[Provided material start]
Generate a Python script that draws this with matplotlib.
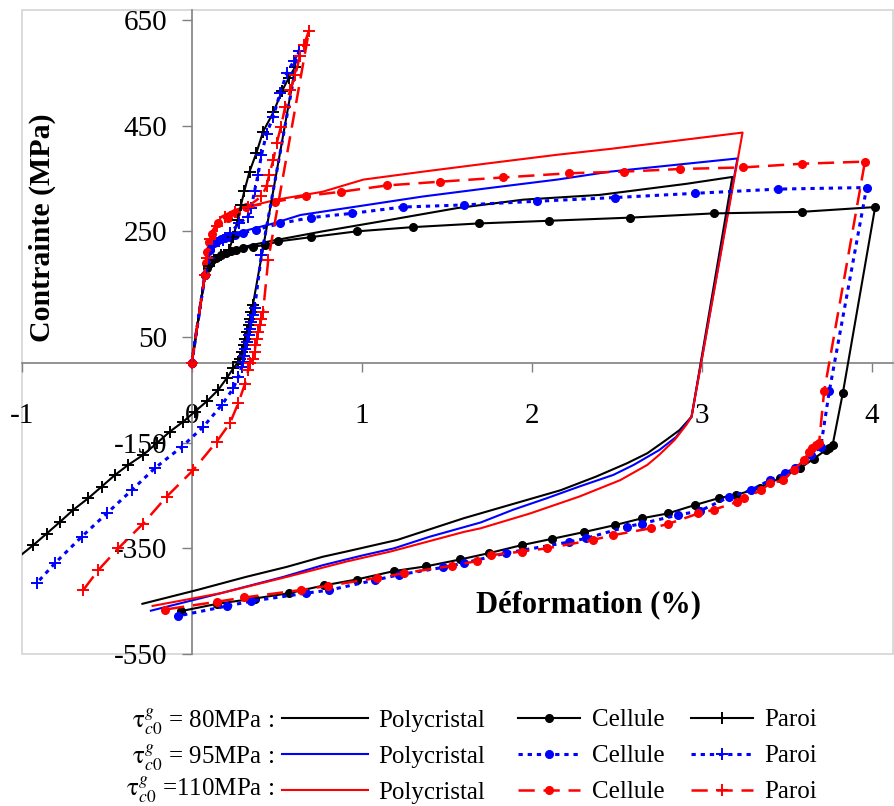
[Provided material end]
[Provided material start]
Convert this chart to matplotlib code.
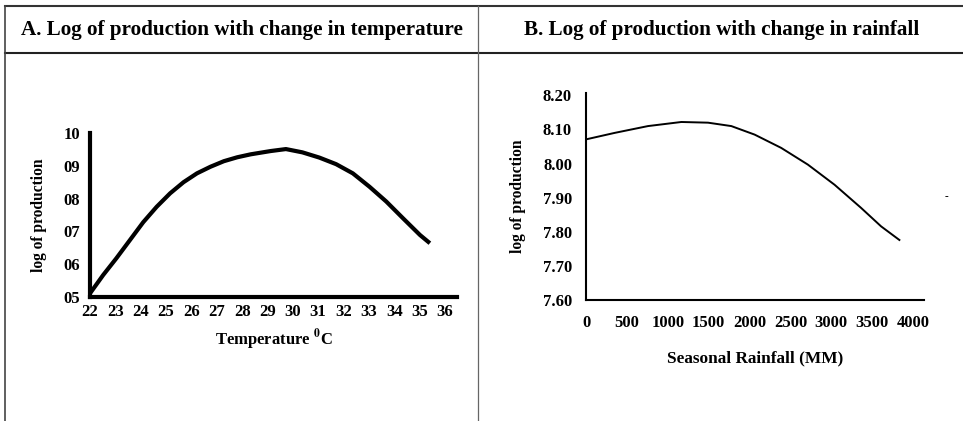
[Provided material end]
[Provided material start]
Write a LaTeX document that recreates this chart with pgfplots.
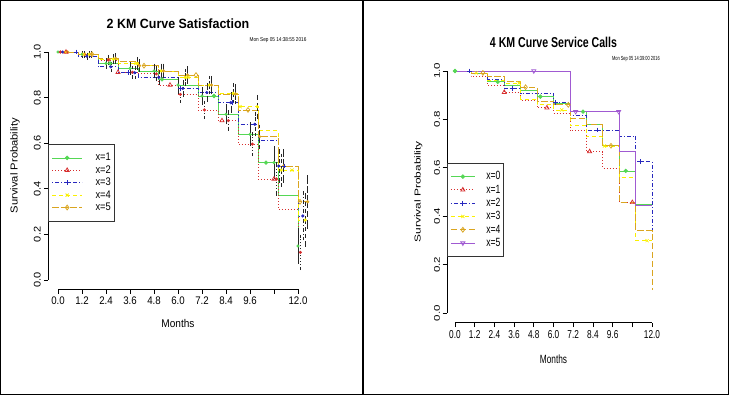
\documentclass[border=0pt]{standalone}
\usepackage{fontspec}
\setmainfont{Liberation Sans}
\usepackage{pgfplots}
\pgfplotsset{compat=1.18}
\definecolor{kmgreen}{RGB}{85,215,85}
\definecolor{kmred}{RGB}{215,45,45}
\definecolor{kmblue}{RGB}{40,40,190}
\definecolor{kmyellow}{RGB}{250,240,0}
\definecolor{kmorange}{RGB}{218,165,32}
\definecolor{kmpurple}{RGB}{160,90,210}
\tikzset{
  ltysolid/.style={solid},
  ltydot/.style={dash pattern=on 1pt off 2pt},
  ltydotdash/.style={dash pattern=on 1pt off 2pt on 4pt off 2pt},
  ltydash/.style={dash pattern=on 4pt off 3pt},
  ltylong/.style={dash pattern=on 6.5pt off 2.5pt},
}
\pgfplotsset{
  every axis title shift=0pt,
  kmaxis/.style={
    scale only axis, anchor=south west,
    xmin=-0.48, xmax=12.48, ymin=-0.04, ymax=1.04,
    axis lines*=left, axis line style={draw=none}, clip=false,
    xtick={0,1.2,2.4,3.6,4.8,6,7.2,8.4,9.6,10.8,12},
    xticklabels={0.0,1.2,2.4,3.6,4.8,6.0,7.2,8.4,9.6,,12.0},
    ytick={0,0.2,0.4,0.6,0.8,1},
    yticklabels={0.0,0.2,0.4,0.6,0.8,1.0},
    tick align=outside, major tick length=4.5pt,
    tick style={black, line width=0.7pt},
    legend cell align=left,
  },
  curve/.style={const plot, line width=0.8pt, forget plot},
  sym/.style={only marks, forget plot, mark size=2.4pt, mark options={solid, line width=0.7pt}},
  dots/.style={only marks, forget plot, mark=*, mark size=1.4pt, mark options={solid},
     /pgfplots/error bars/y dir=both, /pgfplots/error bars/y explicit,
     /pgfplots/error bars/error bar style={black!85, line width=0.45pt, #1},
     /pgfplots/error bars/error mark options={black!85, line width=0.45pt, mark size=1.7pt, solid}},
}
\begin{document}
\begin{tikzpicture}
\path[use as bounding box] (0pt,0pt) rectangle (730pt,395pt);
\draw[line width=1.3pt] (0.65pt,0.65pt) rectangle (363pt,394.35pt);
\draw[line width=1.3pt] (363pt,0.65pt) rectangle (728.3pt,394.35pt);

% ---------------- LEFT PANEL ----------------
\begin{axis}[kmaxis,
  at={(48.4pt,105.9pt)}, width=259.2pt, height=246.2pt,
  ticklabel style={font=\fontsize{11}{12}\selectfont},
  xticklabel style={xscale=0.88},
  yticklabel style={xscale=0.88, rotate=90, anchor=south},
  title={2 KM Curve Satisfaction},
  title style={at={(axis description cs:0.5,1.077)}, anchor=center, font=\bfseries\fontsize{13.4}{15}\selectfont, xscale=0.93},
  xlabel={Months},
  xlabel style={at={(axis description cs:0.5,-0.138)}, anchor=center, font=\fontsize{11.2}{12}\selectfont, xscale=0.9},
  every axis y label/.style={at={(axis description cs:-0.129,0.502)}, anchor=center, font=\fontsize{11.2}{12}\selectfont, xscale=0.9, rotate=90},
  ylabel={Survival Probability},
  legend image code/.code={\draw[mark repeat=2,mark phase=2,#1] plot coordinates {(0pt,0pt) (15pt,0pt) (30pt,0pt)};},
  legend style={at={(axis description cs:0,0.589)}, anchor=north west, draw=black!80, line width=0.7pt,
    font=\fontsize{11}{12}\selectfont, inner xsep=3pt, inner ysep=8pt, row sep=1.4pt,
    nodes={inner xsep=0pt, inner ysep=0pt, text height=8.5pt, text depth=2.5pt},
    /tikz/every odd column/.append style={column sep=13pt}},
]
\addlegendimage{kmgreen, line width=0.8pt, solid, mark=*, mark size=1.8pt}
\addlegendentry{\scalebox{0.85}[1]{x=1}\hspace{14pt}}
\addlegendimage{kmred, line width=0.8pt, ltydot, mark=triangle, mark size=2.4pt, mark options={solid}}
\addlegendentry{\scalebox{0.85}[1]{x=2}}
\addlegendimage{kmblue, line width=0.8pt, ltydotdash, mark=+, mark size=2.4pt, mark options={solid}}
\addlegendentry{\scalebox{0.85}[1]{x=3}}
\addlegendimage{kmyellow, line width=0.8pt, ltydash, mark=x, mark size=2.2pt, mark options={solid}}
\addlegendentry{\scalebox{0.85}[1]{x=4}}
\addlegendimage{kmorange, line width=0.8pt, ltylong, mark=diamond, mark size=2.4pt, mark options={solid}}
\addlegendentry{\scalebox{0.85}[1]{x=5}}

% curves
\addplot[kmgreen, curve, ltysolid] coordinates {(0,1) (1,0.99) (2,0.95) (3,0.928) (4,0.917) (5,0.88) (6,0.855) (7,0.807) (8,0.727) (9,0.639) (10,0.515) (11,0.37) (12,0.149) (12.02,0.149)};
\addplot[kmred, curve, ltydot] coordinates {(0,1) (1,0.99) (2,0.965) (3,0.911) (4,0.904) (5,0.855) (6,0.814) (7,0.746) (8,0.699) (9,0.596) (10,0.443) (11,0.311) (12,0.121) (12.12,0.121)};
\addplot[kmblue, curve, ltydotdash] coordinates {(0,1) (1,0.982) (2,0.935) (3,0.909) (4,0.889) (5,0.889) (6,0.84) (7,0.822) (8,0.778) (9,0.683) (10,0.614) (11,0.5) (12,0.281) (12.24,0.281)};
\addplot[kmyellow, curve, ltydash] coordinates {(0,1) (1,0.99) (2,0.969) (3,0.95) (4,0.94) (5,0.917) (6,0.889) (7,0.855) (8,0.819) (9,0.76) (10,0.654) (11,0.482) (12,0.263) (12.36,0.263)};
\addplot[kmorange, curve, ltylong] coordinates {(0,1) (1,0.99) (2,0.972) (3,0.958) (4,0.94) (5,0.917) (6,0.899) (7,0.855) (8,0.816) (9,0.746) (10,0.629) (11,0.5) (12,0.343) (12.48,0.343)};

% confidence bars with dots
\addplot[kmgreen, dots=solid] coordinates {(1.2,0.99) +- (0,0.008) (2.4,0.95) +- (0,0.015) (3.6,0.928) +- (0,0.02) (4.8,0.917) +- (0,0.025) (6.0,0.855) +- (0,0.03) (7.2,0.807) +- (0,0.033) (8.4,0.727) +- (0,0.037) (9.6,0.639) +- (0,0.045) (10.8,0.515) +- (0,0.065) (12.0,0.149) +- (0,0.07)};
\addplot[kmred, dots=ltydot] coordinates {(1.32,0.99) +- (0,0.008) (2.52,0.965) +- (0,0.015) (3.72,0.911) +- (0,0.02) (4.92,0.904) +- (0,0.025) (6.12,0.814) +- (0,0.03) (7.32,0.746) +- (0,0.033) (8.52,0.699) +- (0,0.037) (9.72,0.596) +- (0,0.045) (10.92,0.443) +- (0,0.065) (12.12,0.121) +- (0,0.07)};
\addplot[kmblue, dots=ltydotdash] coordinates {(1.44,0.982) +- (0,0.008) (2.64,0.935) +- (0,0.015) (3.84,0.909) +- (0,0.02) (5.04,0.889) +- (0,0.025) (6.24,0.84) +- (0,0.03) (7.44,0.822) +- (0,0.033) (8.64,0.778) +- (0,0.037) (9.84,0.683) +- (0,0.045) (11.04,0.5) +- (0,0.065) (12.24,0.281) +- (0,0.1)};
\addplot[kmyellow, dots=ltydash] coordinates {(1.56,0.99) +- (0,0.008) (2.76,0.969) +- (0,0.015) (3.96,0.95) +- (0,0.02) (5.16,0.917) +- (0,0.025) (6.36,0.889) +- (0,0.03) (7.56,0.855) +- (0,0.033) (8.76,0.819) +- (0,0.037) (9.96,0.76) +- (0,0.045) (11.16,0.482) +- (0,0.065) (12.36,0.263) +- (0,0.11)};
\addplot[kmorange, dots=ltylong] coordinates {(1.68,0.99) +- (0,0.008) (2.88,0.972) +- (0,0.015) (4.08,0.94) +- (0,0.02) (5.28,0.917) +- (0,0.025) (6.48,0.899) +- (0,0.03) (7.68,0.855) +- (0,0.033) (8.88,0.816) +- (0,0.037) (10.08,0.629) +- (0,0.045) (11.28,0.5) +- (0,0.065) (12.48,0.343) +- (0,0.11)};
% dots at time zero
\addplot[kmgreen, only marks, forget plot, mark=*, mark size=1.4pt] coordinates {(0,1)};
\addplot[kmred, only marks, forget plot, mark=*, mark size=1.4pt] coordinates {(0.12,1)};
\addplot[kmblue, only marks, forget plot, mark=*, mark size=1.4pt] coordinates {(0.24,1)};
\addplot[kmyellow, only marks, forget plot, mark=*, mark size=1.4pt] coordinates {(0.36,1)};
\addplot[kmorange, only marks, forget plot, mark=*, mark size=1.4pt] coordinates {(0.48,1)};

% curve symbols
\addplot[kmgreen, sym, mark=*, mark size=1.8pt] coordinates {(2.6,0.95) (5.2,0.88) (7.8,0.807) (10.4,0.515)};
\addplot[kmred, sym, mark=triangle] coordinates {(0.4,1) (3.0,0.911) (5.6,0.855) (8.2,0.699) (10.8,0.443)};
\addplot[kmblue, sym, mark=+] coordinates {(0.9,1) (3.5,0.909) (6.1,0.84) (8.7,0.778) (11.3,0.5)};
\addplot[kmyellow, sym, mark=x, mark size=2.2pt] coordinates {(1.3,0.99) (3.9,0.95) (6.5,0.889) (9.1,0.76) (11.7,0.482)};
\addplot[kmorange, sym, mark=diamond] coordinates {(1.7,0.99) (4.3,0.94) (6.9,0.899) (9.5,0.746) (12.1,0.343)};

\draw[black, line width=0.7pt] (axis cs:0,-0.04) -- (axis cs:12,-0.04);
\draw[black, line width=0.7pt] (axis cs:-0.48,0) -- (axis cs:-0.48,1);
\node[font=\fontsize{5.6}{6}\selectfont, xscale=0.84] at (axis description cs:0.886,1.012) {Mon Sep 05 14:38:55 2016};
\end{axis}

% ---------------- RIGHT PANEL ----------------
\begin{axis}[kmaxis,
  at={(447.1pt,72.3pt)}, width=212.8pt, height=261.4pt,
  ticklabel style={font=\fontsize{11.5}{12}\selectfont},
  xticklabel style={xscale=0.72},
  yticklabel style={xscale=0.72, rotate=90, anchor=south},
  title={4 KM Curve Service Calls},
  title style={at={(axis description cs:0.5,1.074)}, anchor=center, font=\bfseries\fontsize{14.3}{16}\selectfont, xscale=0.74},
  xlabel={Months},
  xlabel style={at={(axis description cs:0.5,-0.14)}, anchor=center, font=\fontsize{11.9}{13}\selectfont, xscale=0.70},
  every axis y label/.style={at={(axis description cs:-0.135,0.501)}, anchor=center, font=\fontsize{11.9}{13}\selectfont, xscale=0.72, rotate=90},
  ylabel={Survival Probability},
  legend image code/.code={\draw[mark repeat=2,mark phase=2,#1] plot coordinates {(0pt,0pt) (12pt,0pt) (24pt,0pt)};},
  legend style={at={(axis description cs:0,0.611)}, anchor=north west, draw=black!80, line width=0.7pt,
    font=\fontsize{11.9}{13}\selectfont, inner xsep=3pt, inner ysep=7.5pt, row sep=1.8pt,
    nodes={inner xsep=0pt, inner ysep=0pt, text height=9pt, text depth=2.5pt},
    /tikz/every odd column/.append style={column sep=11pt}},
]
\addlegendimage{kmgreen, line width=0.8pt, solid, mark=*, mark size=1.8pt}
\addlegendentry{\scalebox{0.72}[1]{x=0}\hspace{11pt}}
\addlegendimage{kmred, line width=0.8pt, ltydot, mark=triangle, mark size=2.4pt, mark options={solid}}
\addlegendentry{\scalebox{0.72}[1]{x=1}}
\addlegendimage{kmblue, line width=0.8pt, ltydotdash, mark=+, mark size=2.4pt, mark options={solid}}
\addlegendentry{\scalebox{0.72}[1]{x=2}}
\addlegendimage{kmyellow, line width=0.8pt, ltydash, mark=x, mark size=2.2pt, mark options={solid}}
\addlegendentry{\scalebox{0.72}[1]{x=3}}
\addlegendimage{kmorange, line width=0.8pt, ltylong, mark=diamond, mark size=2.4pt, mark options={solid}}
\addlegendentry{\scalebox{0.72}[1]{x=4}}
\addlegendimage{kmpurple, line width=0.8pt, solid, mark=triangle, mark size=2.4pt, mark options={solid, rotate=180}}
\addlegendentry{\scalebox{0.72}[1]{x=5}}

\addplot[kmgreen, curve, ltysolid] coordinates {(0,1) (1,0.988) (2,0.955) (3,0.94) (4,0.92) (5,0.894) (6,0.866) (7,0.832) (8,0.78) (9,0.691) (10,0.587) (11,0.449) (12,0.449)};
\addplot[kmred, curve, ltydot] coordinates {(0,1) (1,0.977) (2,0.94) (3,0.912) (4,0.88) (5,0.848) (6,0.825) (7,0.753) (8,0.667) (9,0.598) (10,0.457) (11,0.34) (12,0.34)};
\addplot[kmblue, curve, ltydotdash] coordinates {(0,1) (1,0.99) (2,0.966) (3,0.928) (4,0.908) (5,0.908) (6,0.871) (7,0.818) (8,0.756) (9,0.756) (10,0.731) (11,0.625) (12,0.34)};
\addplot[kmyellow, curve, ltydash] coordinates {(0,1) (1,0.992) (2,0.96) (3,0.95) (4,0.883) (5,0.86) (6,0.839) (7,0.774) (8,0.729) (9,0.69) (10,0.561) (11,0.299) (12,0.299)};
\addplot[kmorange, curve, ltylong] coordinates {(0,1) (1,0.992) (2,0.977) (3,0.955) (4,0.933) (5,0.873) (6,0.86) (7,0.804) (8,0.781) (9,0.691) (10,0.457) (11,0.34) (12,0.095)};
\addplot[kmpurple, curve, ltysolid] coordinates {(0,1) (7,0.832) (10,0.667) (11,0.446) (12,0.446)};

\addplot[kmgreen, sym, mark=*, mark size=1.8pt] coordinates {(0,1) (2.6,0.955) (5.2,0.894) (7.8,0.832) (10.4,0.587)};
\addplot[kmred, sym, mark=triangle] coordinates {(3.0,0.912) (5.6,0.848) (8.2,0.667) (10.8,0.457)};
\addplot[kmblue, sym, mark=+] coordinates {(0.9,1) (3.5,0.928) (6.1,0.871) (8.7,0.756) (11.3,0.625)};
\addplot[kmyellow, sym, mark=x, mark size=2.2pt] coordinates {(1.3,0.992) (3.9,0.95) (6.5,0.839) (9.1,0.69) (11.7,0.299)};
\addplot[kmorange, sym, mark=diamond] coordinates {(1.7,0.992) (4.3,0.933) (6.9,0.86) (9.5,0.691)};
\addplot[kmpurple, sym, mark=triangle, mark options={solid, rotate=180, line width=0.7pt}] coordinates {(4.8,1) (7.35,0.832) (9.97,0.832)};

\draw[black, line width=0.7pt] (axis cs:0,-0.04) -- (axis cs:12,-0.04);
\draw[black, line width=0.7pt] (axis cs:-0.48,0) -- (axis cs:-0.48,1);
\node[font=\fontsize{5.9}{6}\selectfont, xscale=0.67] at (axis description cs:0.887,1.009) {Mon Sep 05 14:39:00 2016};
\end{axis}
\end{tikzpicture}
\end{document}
[Provided material end]
■ Work instructions
Repeat, word for word, the lines of the material above from the one holding "Write a LaTeX" through the one holding "(363pt,0.65pt) rectangle (728.3pt,394.35pt);". Leave out pictures.

■ Exercise response
Write a LaTeX document that recreates this chart with pgfplots.
\documentclass[border=0pt]{standalone}
\usepackage{fontspec}
\setmainfont{Liberation Sans}
\usepackage{pgfplots}
\pgfplotsset{compat=1.18}
\definecolor{kmgreen}{RGB}{85,215,85}
\definecolor{kmred}{RGB}{215,45,45}
\definecolor{kmblue}{RGB}{40,40,190}
\definecolor{kmyellow}{RGB}{250,240,0}
\definecolor{kmorange}{RGB}{218,165,32}
\definecolor{kmpurple}{RGB}{160,90,210}
\tikzset{
  ltysolid/.style={solid},
  ltydot/.style={dash pattern=on 1pt off 2pt},
  ltydotdash/.style={dash pattern=on 1pt off 2pt on 4pt off 2pt},
  ltydash/.style={dash pattern=on 4pt off 3pt},
  ltylong/.style={dash pattern=on 6.5pt off 2.5pt},
}
\pgfplotsset{
  every axis title shift=0pt,
  kmaxis/.style={
    scale only axis, anchor=south west,
    xmin=-0.48, xmax=12.48, ymin=-0.04, ymax=1.04,
    axis lines*=left, axis line style={draw=none}, clip=false,
    xtick={0,1.2,2.4,3.6,4.8,6,7.2,8.4,9.6,10.8,12},
    xticklabels={0.0,1.2,2.4,3.6,4.8,6.0,7.2,8.4,9.6,,12.0},
    ytick={0,0.2,0.4,0.6,0.8,1},
    yticklabels={0.0,0.2,0.4,0.6,0.8,1.0},
    tick align=outside, major tick length=4.5pt,
    tick style={black, line width=0.7pt},
    legend cell align=left,
  },
  curve/.style={const plot, line width=0.8pt, forget plot},
  sym/.style={only marks, forget plot, mark size=2.4pt, mark options={solid, line width=0.7pt}},
  dots/.style={only marks, forget plot, mark=*, mark size=1.4pt, mark options={solid},
     /pgfplots/error bars/y dir=both, /pgfplots/error bars/y explicit,
     /pgfplots/error bars/error bar style={black!85, line width=0.45pt, #1},
     /pgfplots/error bars/error mark options={black!85, line width=0.45pt, mark size=1.7pt, solid}},
}
\begin{document}
\begin{tikzpicture}
\path[use as bounding box] (0pt,0pt) rectangle (730pt,395pt);
\draw[line width=1.3pt] (0.65pt,0.65pt) rectangle (363pt,394.35pt);
\draw[line width=1.3pt] (363pt,0.65pt) rectangle (728.3pt,394.35pt);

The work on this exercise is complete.